Stored data:
:::

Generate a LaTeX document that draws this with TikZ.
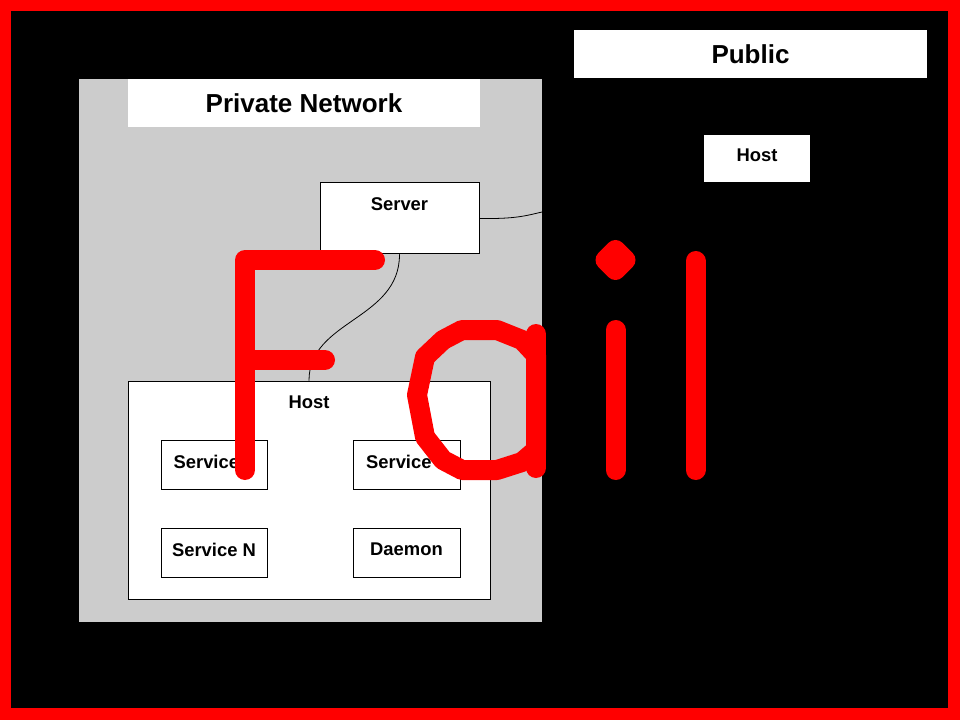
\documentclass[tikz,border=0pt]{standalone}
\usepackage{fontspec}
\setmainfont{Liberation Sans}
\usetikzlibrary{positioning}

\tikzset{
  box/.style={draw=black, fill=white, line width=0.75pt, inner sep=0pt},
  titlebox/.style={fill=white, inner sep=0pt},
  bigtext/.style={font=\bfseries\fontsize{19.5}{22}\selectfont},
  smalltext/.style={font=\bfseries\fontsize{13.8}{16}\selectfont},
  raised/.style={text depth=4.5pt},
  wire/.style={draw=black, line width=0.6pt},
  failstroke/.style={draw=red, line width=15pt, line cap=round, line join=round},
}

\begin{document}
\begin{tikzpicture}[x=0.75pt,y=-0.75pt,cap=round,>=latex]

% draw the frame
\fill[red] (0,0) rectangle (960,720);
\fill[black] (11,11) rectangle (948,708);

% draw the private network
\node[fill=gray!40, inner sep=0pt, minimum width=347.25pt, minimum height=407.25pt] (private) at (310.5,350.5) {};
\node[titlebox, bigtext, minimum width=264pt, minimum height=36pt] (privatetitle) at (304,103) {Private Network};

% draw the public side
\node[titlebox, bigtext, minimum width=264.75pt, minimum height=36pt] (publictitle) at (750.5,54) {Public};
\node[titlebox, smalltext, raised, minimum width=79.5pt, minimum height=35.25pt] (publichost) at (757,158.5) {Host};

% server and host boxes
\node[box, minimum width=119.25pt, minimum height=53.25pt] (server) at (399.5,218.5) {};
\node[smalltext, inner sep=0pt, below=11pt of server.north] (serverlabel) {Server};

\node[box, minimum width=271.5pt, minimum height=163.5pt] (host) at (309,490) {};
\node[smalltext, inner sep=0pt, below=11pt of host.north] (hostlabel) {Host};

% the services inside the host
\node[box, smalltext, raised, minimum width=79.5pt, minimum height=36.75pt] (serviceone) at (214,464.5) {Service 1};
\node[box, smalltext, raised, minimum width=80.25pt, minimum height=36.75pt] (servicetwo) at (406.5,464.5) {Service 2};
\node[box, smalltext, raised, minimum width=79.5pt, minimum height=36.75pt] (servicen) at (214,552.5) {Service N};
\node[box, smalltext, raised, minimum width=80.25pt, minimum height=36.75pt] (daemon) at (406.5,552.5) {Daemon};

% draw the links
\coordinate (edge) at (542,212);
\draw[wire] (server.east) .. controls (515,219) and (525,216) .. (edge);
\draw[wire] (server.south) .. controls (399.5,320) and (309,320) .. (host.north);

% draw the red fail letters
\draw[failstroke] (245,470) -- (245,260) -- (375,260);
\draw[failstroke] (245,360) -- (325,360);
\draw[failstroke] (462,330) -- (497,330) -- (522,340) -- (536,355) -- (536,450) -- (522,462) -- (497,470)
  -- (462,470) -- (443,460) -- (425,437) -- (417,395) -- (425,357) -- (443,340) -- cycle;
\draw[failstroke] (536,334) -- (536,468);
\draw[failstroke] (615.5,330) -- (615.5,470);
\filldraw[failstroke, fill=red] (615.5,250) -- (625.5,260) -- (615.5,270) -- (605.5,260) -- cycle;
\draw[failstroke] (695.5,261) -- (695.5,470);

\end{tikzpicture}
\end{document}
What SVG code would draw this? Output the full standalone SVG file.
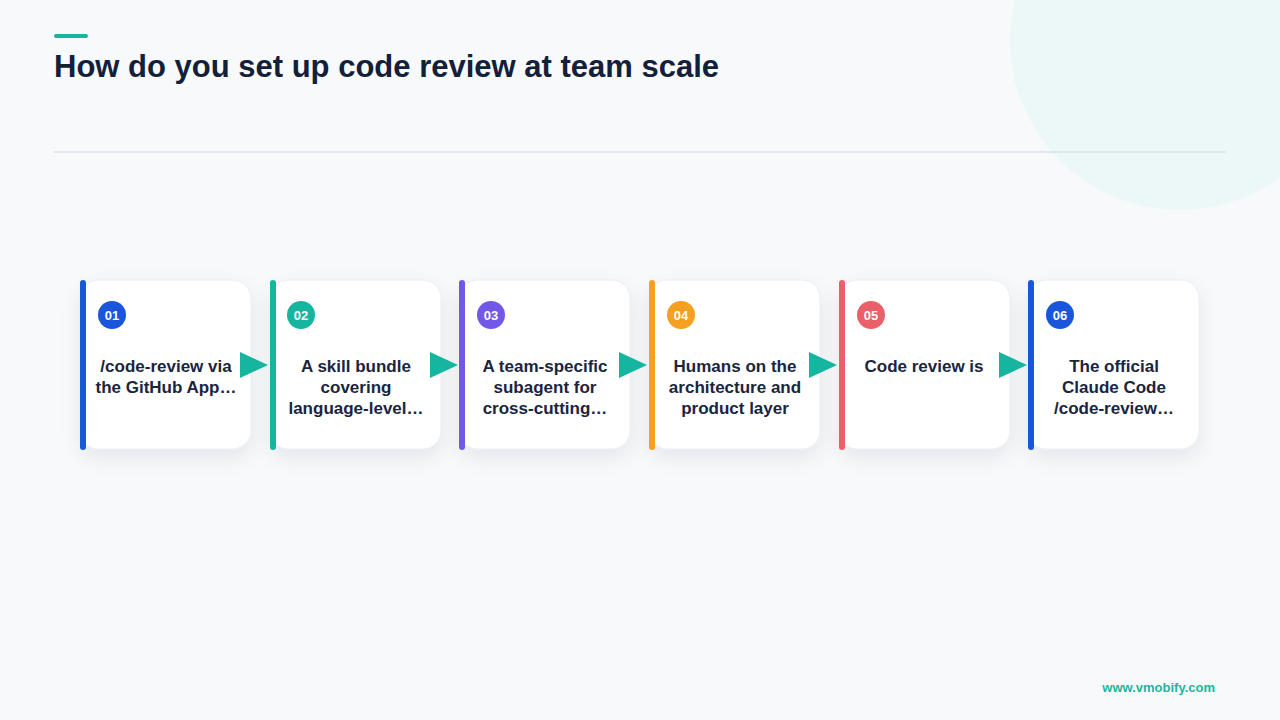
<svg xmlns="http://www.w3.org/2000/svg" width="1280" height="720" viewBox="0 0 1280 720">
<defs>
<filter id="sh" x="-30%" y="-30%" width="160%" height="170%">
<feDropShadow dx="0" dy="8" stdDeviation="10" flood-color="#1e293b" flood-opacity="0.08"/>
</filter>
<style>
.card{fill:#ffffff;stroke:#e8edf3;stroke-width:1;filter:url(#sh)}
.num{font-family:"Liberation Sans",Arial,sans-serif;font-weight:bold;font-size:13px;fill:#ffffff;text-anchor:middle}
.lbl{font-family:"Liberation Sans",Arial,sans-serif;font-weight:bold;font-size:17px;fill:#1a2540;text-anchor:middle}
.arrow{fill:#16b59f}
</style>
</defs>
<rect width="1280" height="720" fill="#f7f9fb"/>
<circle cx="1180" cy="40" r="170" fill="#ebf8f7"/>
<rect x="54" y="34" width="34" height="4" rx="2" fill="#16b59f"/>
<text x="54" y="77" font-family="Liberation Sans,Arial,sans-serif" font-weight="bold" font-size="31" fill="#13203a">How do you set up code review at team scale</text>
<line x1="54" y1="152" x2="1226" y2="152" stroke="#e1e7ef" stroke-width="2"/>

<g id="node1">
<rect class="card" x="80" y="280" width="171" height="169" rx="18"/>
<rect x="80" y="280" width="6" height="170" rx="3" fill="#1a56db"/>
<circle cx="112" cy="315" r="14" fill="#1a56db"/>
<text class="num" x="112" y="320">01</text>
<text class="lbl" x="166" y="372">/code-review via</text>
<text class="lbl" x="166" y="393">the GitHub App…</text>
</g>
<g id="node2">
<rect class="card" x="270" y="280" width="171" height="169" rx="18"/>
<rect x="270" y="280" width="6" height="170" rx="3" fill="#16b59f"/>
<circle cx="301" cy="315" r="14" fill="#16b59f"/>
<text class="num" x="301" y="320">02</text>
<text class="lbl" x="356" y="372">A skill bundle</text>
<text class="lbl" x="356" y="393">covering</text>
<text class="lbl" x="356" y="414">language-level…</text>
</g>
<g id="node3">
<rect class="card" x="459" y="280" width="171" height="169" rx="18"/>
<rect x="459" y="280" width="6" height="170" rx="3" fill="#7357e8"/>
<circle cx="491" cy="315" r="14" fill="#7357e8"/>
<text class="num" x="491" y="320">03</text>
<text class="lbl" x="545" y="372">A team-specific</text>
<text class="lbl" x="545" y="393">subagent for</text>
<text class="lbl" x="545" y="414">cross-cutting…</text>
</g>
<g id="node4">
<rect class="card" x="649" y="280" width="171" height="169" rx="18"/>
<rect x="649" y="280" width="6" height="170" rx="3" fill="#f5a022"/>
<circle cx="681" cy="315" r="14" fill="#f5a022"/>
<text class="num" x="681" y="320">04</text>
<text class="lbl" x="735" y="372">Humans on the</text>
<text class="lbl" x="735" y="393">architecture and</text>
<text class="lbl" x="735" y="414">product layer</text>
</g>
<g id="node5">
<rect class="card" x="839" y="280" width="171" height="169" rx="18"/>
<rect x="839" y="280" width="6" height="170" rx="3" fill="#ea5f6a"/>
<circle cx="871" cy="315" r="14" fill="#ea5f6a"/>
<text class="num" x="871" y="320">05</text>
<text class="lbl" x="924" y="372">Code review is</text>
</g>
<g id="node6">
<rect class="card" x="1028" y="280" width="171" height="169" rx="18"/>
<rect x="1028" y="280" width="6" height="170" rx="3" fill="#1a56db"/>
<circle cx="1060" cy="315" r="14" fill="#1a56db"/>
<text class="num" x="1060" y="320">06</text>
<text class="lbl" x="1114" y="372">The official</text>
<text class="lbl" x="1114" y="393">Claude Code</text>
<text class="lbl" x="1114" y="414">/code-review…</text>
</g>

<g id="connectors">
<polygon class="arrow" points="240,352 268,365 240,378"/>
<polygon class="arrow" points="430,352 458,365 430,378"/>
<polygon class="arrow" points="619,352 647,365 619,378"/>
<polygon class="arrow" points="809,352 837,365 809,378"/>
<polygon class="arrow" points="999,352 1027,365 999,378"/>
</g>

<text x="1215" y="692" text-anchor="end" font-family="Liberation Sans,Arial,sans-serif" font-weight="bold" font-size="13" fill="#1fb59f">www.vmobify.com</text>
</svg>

:::

Work instructions
Quote the records in their entirety, keeping the wording exact and excluding pictures.

Task solution
Generate a LaTeX document that draws this with TikZ.
\documentclass[tikz,border=0pt]{standalone}
\usepackage{fontspec}
\setmainfont{Liberation Sans}
\usetikzlibrary{positioning}

\tikzset{
  box/.style={draw=black, fill=white, line width=0.75pt, inner sep=0pt},
  titlebox/.style={fill=white, inner sep=0pt},
  bigtext/.style={font=\bfseries\fontsize{19.5}{22}\selectfont},
  smalltext/.style={font=\bfseries\fontsize{13.8}{16}\selectfont},
  raised/.style={text depth=4.5pt},
  wire/.style={draw=black, line width=0.6pt},
  failstroke/.style={draw=red, line width=15pt, line cap=round, line join=round},
}

\begin{document}
\begin{tikzpicture}[x=0.75pt,y=-0.75pt,cap=round,>=latex]

% draw the frame
\fill[red] (0,0) rectangle (960,720);
\fill[black] (11,11) rectangle (948,708);

% draw the private network
\node[fill=gray!40, inner sep=0pt, minimum width=347.25pt, minimum height=407.25pt] (private) at (310.5,350.5) {};
\node[titlebox, bigtext, minimum width=264pt, minimum height=36pt] (privatetitle) at (304,103) {Private Network};

% draw the public side
\node[titlebox, bigtext, minimum width=264.75pt, minimum height=36pt] (publictitle) at (750.5,54) {Public};
\node[titlebox, smalltext, raised, minimum width=79.5pt, minimum height=35.25pt] (publichost) at (757,158.5) {Host};

% server and host boxes
\node[box, minimum width=119.25pt, minimum height=53.25pt] (server) at (399.5,218.5) {};
\node[smalltext, inner sep=0pt, below=11pt of server.north] (serverlabel) {Server};

\node[box, minimum width=271.5pt, minimum height=163.5pt] (host) at (309,490) {};
\node[smalltext, inner sep=0pt, below=11pt of host.north] (hostlabel) {Host};

% the services inside the host
\node[box, smalltext, raised, minimum width=79.5pt, minimum height=36.75pt] (serviceone) at (214,464.5) {Service 1};
\node[box, smalltext, raised, minimum width=80.25pt, minimum height=36.75pt] (servicetwo) at (406.5,464.5) {Service 2};
\node[box, smalltext, raised, minimum width=79.5pt, minimum height=36.75pt] (servicen) at (214,552.5) {Service N};
\node[box, smalltext, raised, minimum width=80.25pt, minimum height=36.75pt] (daemon) at (406.5,552.5) {Daemon};

% draw the links
\coordinate (edge) at (542,212);
\draw[wire] (server.east) .. controls (515,219) and (525,216) .. (edge);
\draw[wire] (server.south) .. controls (399.5,320) and (309,320) .. (host.north);

% draw the red fail letters
\draw[failstroke] (245,470) -- (245,260) -- (375,260);
\draw[failstroke] (245,360) -- (325,360);
\draw[failstroke] (462,330) -- (497,330) -- (522,340) -- (536,355) -- (536,450) -- (522,462) -- (497,470)
  -- (462,470) -- (443,460) -- (425,437) -- (417,395) -- (425,357) -- (443,340) -- cycle;
\draw[failstroke] (536,334) -- (536,468);
\draw[failstroke] (615.5,330) -- (615.5,470);
\filldraw[failstroke, fill=red] (615.5,250) -- (625.5,260) -- (615.5,270) -- (605.5,260) -- cycle;
\draw[failstroke] (695.5,261) -- (695.5,470);

\end{tikzpicture}
\end{document}
What SVG code would draw this? Output the full standalone SVG file.
<svg xmlns="http://www.w3.org/2000/svg" width="1280" height="720" viewBox="0 0 1280 720">
<defs>
<filter id="sh" x="-30%" y="-30%" width="160%" height="170%">
<feDropShadow dx="0" dy="8" stdDeviation="10" flood-color="#1e293b" flood-opacity="0.08"/>
</filter>
<style>
.card{fill:#ffffff;stroke:#e8edf3;stroke-width:1;filter:url(#sh)}
.num{font-family:"Liberation Sans",Arial,sans-serif;font-weight:bold;font-size:13px;fill:#ffffff;text-anchor:middle}
.lbl{font-family:"Liberation Sans",Arial,sans-serif;font-weight:bold;font-size:17px;fill:#1a2540;text-anchor:middle}
.arrow{fill:#16b59f}
</style>
</defs>
<rect width="1280" height="720" fill="#f7f9fb"/>
<circle cx="1180" cy="40" r="170" fill="#ebf8f7"/>
<rect x="54" y="34" width="34" height="4" rx="2" fill="#16b59f"/>
<text x="54" y="77" font-family="Liberation Sans,Arial,sans-serif" font-weight="bold" font-size="31" fill="#13203a">How do you set up code review at team scale</text>
<line x1="54" y1="152" x2="1226" y2="152" stroke="#e1e7ef" stroke-width="2"/>

<g id="node1">
<rect class="card" x="80" y="280" width="171" height="169" rx="18"/>
<rect x="80" y="280" width="6" height="170" rx="3" fill="#1a56db"/>
<circle cx="112" cy="315" r="14" fill="#1a56db"/>
<text class="num" x="112" y="320">01</text>
<text class="lbl" x="166" y="372">/code-review via</text>
<text class="lbl" x="166" y="393">the GitHub App…</text>
</g>
<g id="node2">
<rect class="card" x="270" y="280" width="171" height="169" rx="18"/>
<rect x="270" y="280" width="6" height="170" rx="3" fill="#16b59f"/>
<circle cx="301" cy="315" r="14" fill="#16b59f"/>
<text class="num" x="301" y="320">02</text>
<text class="lbl" x="356" y="372">A skill bundle</text>
<text class="lbl" x="356" y="393">covering</text>
<text class="lbl" x="356" y="414">language-level…</text>
</g>
<g id="node3">
<rect class="card" x="459" y="280" width="171" height="169" rx="18"/>
<rect x="459" y="280" width="6" height="170" rx="3" fill="#7357e8"/>
<circle cx="491" cy="315" r="14" fill="#7357e8"/>
<text class="num" x="491" y="320">03</text>
<text class="lbl" x="545" y="372">A team-specific</text>
<text class="lbl" x="545" y="393">subagent for</text>
<text class="lbl" x="545" y="414">cross-cutting…</text>
</g>
<g id="node4">
<rect class="card" x="649" y="280" width="171" height="169" rx="18"/>
<rect x="649" y="280" width="6" height="170" rx="3" fill="#f5a022"/>
<circle cx="681" cy="315" r="14" fill="#f5a022"/>
<text class="num" x="681" y="320">04</text>
<text class="lbl" x="735" y="372">Humans on the</text>
<text class="lbl" x="735" y="393">architecture and</text>
<text class="lbl" x="735" y="414">product layer</text>
</g>
<g id="node5">
<rect class="card" x="839" y="280" width="171" height="169" rx="18"/>
<rect x="839" y="280" width="6" height="170" rx="3" fill="#ea5f6a"/>
<circle cx="871" cy="315" r="14" fill="#ea5f6a"/>
<text class="num" x="871" y="320">05</text>
<text class="lbl" x="924" y="372">Code review is</text>
</g>
<g id="node6">
<rect class="card" x="1028" y="280" width="171" height="169" rx="18"/>
<rect x="1028" y="280" width="6" height="170" rx="3" fill="#1a56db"/>
<circle cx="1060" cy="315" r="14" fill="#1a56db"/>
<text class="num" x="1060" y="320">06</text>
<text class="lbl" x="1114" y="372">The official</text>
<text class="lbl" x="1114" y="393">Claude Code</text>
<text class="lbl" x="1114" y="414">/code-review…</text>
</g>

<g id="connectors">
<polygon class="arrow" points="240,352 268,365 240,378"/>
<polygon class="arrow" points="430,352 458,365 430,378"/>
<polygon class="arrow" points="619,352 647,365 619,378"/>
<polygon class="arrow" points="809,352 837,365 809,378"/>
<polygon class="arrow" points="999,352 1027,365 999,378"/>
</g>

<text x="1215" y="692" text-anchor="end" font-family="Liberation Sans,Arial,sans-serif" font-weight="bold" font-size="13" fill="#1fb59f">www.vmobify.com</text>
</svg>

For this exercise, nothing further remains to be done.